De gemeente Bloemendaal wil de burgers een woonmilieu bieden van hoge kwaliteit. Daarbij horen maatregelen die verstoring ervan beperken. Het gaat daarbij niet om verstoring die inherent is aan de natuurwaarden binnen de gemeente. Het besluit richt zich op verstoring als gevolg van het houden van dieren die naar hun aard hinderlijk of schadelijk zijn, waardoor de balans tussen het woongenot van derden en (privé-)belang van de houder uit evenwicht raakt.

Het college kiest ervoor om regels te stellen voor bepaalde dieren. In principe hebben de omwonenden daarin een hoofdrol. Overlast moet aannemelijk worden gemaakt door klachten van buurtbewoners en/of een buurtonderzoek door een opsporingsambtenaar of toezichthoudend ambtenaar.

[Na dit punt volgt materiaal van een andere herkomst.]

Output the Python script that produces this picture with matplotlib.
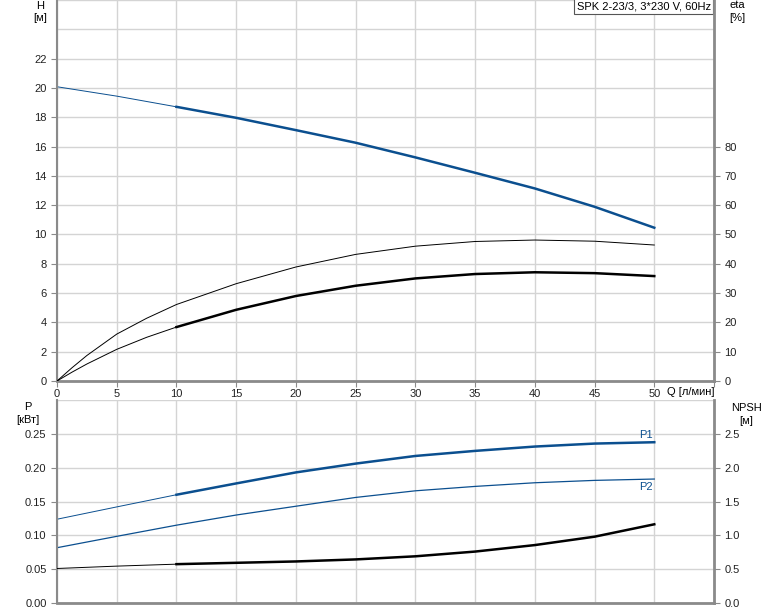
import numpy as np
import matplotlib

matplotlib.use("Agg")
import matplotlib.pyplot as plt

plt.rcParams["font.family"] = ["Liberation Sans", "DejaVu Sans"]

# flow, l/min
q = [0, 5, 10, 15, 20, 25, 30, 35, 40, 45, 50]
# head, m
head = [20.08, 19.44, 18.71, 17.96, 17.12, 16.26, 15.26, 14.21, 13.14, 11.89, 10.46]
# power, kW
p1 = [0.1238, 0.142, 0.160, 0.1767, 0.193, 0.206, 0.2173, 0.2248, 0.2312, 0.2356, 0.2376]
p2 = [0.0817, 0.0985, 0.115, 0.130, 0.143, 0.156, 0.1658, 0.1723, 0.1777, 0.1812, 0.1832]
# NPSH, m
npsh = [0.51, 0.545, 0.574, 0.594, 0.614, 0.644, 0.69, 0.76, 0.856, 0.98, 1.163]

# efficiency curves have more points near the origin where they bend
q_eta = [0, 1.25, 2.5, 5, 7.5, 10, 15, 20, 25, 30, 35, 40, 45, 50]
eta_hyd = [0, 4.5, 8.7, 16.0, 21.4, 26.1, 33.2, 38.9, 43.2, 46.0, 47.6, 48.1, 47.7, 46.4]
eta_tot = [0, 3.0, 5.8, 10.8, 14.9, 18.4, 24.3, 29.0, 32.5, 35.0, 36.5, 37.1, 36.8, 35.8]

title = "SPK 2-23/3, 3*230 V, 60Hz"

BLUE = "#0b4f8f"
GRID = "#d4d4d4"
SPINE = "#8a8a8a"
FS = 8


def two_part(ax, x, y, color, lw_thin=0.7, lw_thick=1.8):
    # thin line below the operating range, thick within it
    x = np.asarray(x)
    y = np.asarray(y)
    ax.plot(x[x <= 10], y[x <= 10], color=color, lw=lw_thin)
    ax.plot(x[x >= 10], y[x >= 10], color=color, lw=lw_thick)


def style(ax):
    ax.set_xlim(0, 55)
    ax.set_xticks(np.arange(0, 56, 5))
    ax.grid(True, which="both", color=GRID, lw=1)
    for s in ax.spines.values():
        s.set_visible(False)
    ax.spines["left"].set_visible(True)
    ax.spines["left"].set_color(SPINE)
    ax.spines["left"].set_linewidth(1.5)
    ax.spines["bottom"].set_visible(True)
    ax.spines["bottom"].set_color(SPINE)
    ax.spines["bottom"].set_linewidth(2)
    ax.tick_params(axis="both", colors=SPINE, labelcolor="#222222", labelsize=FS, length=4)
    ax.tick_params(which="minor", length=0)


def right_axis(ax):
    for s in ax.spines.values():
        s.set_visible(False)
    ax.spines["right"].set_visible(True)
    ax.spines["right"].set_color(SPINE)
    ax.spines["right"].set_linewidth(2)
    ax.tick_params(axis="y", colors=SPINE, labelcolor="#222222", labelsize=FS, length=4)


fig = plt.figure(figsize=(7.74, 6.11), dpi=100)

# ---- top panel: head + efficiency
ax = fig.add_axes([57 / 774, 1 - 381 / 611, 657 / 774, 381 / 611])
style(ax)
ax.set_ylim(0, 26)
ax.set_yticks(np.arange(0, 23, 2))
ax.set_yticks([24, 26], minor=True)
ax.set_xticklabels([str(v) if v <= 50 else "" for v in range(0, 56, 5)])
ax.tick_params(axis="x", pad=2)
two_part(ax, q, head, BLUE)

axe = ax.twinx()
axe.set_ylim(0, 130)
axe.set_yticks(np.arange(0, 81, 10))
right_axis(axe)
axe.plot(q_eta, eta_hyd, color="black", lw=0.7)
two_part(axe, q_eta, eta_tot, "black")

ax.text(0.995, 0.997, title, transform=ax.transAxes, ha="right", va="top", fontsize=FS,
        bbox=dict(boxstyle="square,pad=0.25", fc="white", ec="#555555", lw=0.8), zorder=10)

fig.text(40 / 774, 1 - 6 / 611, "H", ha="center", va="center", fontsize=FS)
fig.text(40 / 774, 1 - 18 / 611, "[м]", ha="center", va="center", fontsize=FS)
fig.text(737 / 774, 1 - 5 / 611, "eta", ha="center", va="center", fontsize=FS)
fig.text(737 / 774, 1 - 18 / 611, "[%]", ha="center", va="center", fontsize=FS)
fig.text(667 / 774, 1 - 392 / 611, "Q [л/мин]", ha="left", va="center", fontsize=FS)

# ---- bottom panel: power + NPSH
bx = fig.add_axes([57 / 774, 1 - 603 / 611, 657 / 774, 203 / 611])
style(bx)
bx.set_ylim(0, 0.3)
bx.set_yticks(np.arange(0, 0.251, 0.05))
bx.set_yticks([0.3], minor=True)
bx.set_yticklabels(["0.00", "0.05", "0.10", "0.15", "0.20", "0.25"])
bx.tick_params(axis="x", labelbottom=False, length=0)
two_part(bx, q, p1, BLUE)
bx.plot(q, p2, color=BLUE, lw=0.9)
bx.text(50 - 0.1, p1[-1] + 0.003, "P1", color=BLUE, ha="right", va="bottom", fontsize=FS)
bx.text(50 - 0.1, p2[-1] - 0.004, "P2", color=BLUE, ha="right", va="top", fontsize=FS)

bn = bx.twinx()
bn.set_ylim(0, 3.0)
bn.set_yticks(np.arange(0, 2.51, 0.5))
bn.set_yticklabels(["0.0", "0.5", "1.0", "1.5", "2.0", "2.5"])
right_axis(bn)
two_part(bn, q, npsh, "black")

fig.text(28 / 774, 1 - 407 / 611, "P", ha="center", va="center", fontsize=FS)
fig.text(28 / 774, 1 - 420 / 611, "[кВт]", ha="center", va="center", fontsize=FS)
fig.text(746 / 774, 1 - 408 / 611, "NPSH", ha="center", va="center", fontsize=FS)
fig.text(746 / 774, 1 - 421 / 611, "[м]", ha="center", va="center", fontsize=FS)

fig.savefig("out.png", dpi=100)
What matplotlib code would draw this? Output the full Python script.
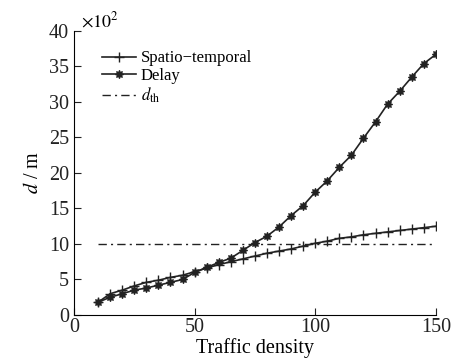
import numpy as np
import matplotlib
matplotlib.use("Agg")
import matplotlib.pyplot as plt

plt.rcParams['font.family'] = ['Liberation Serif', 'DejaVu Serif']
plt.rcParams['mathtext.fontset'] = 'stix'

# traffic density (x) and distances in units of 10^2 m
density = [10, 15, 20, 25, 30, 35, 40, 45, 50, 55, 60, 65, 70, 75, 80,
           85, 90, 95, 100, 105, 110, 115, 120, 125, 130, 135, 140, 145, 150]
spatio = [1.8, 3.0, 3.5, 4.1, 4.6, 4.9, 5.3, 5.6, 6.1, 6.6, 7.1, 7.5, 7.9, 8.3, 8.7,
          9.0, 9.3, 9.7, 10.1, 10.4, 10.8, 11.0, 11.3, 11.5, 11.7, 11.9, 12.1, 12.3, 12.5]
delay = [1.8, 2.5, 3.0, 3.5, 3.8, 4.2, 4.6, 5.0, 6.0, 6.7, 7.4, 8.0, 9.1, 10.2, 11.1,
         12.4, 14.0, 15.4, 17.3, 18.9, 20.8, 22.5, 24.9, 27.2, 29.7, 31.5, 33.5, 35.4, 36.7]
d_th = 10

fig = plt.figure(figsize=(4.54, 3.6), dpi=100)
ax = fig.add_axes([0.163, 0.125, 0.797, 0.789])

ax.plot(density, spatio, color='#222222', lw=1.2, marker='+', ms=7, mew=1.0,
        label='Spatio\u2212temporal')
ax.plot(density, delay, color='#222222', lw=1.2, marker=(8, 1, 0), ms=6,
        mew=0.8, label='Delay')
ax.plot([density[0], density[-1]], [d_th, d_th], color='#222222', lw=1.0,
        ls=(0, (6, 3, 1.5, 3)), label='$d_{\\rm th}$')

ax.set_xlim(0, 150)
ax.set_ylim(0, 40)
ax.set_xticks([0, 50, 100, 150])
ax.set_yticks(np.arange(0, 41, 5))
ax.spines['top'].set_visible(False)
ax.spines['right'].set_visible(False)
ax.tick_params(direction='in', length=5, labelsize=14.5, colors='#222222')
ax.tick_params(axis='x', pad=2)
ax.set_xlabel('Traffic density', fontsize=14.5, labelpad=1)
ax.set_ylabel('$d$ / m', fontsize=14.5, labelpad=4)
ax.text(0.02, 1.0, '$\\times 10^2$', transform=ax.transAxes, fontsize=13,
        ha='left', va='bottom')

ax.legend(loc='upper left', bbox_to_anchor=(0.06, 0.955), frameon=False,
          fontsize=12, handlelength=2.0, handletextpad=0.3,
          borderaxespad=0, labelspacing=0.1)

fig.savefig('out.png', dpi=100)
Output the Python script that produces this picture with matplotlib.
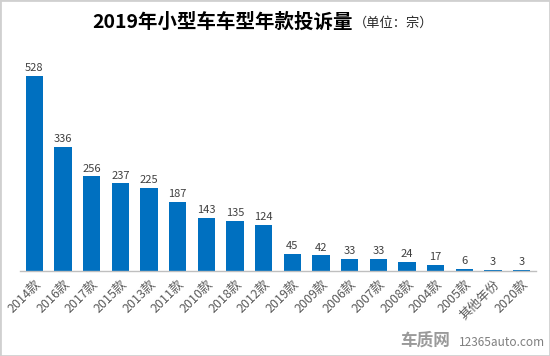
import matplotlib
matplotlib.use("Agg")
import matplotlib.pyplot as plt
from matplotlib.patches import Rectangle

plt.rcParams['font.family'] = ['Noto Sans CJK SC', 'DejaVu Sans']

categories = ["2014款", "2016款", "2017款", "2015款", "2013款", "2011款", "2010款", "2018款",
              "2012款", "2019款", "2009款", "2006款", "2007款", "2008款", "2004款", "2005款",
              "其他年份", "2020款"]
values = [528, 336, 256, 237, 225, 187, 143, 135, 124, 45, 42, 33, 33, 24, 17, 6, 3, 3]

fig = plt.figure(figsize=(5.5, 3.56), dpi=100)
ax = fig.add_axes([20/550, 1 - 271/356, 516/550, 215/356])

x = list(range(len(categories)))
bars = ax.bar(x, values, width=0.6, color="#0070C0")
for xi, v in zip(x, values):
    ax.text(xi, v + 8, str(v), ha="center", va="bottom", fontsize=8, color="#404040")

ax.set_xlim(-0.5, len(categories) - 0.5)
ax.set_ylim(0, 528 * 215 / 195)
ax.set_yticks([])
ax.set_xticks(x)
ax.set_xticklabels(categories, rotation=45, ha="right", rotation_mode="anchor",
                   fontsize=9, color="#595959")
ax.tick_params(axis="x", length=0, pad=5)
for s in ["top", "right", "left"]:
    ax.spines[s].set_visible(False)
ax.spines["bottom"].set_color("#BFBFBF")
ax.spines["bottom"].set_linewidth(1)

fig.text(353/550, 1 - 22/356, "2019年小型车车型年款投诉量", ha="right", va="center",
         fontsize=14, fontweight="bold", color="#000000")
fig.text(354/550, 1 - 23/356, "（单位：宗）", ha="left", va="center",
         fontsize=9.5, color="#262626")

fig.text(0.773, 1 - 341/356, "车质网", ha="center", va="center", fontsize=12,
         fontweight="bold", color="#9A9A9A")
fig.text(0.913, 1 - 342/356, "12365auto.com", ha="center", va="center", fontsize=8.5,
         color="#7F7F7F")

fig.patches.append(Rectangle((0, 0), 1, 1, transform=fig.transFigure, fill=False,
                             edgecolor="#D0D0D0", linewidth=2))

fig.savefig("out.png", dpi=100)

Indien de activiteit een bedrijfsmatig karakter krijgt is de Wet milieubeheer van toepassing. Daarvan kan sprake zijn als het houden van dieren economisch voordeel oplevert, als de hinder van de activiteit vergelijkbaar is met bedrijfsmatig ondernomen activiteiten, als de dierenverblijven of de wijze van houden een bepaalde mate van professionaliteit vergt of als de activiteit gericht is op het fokken van dieren.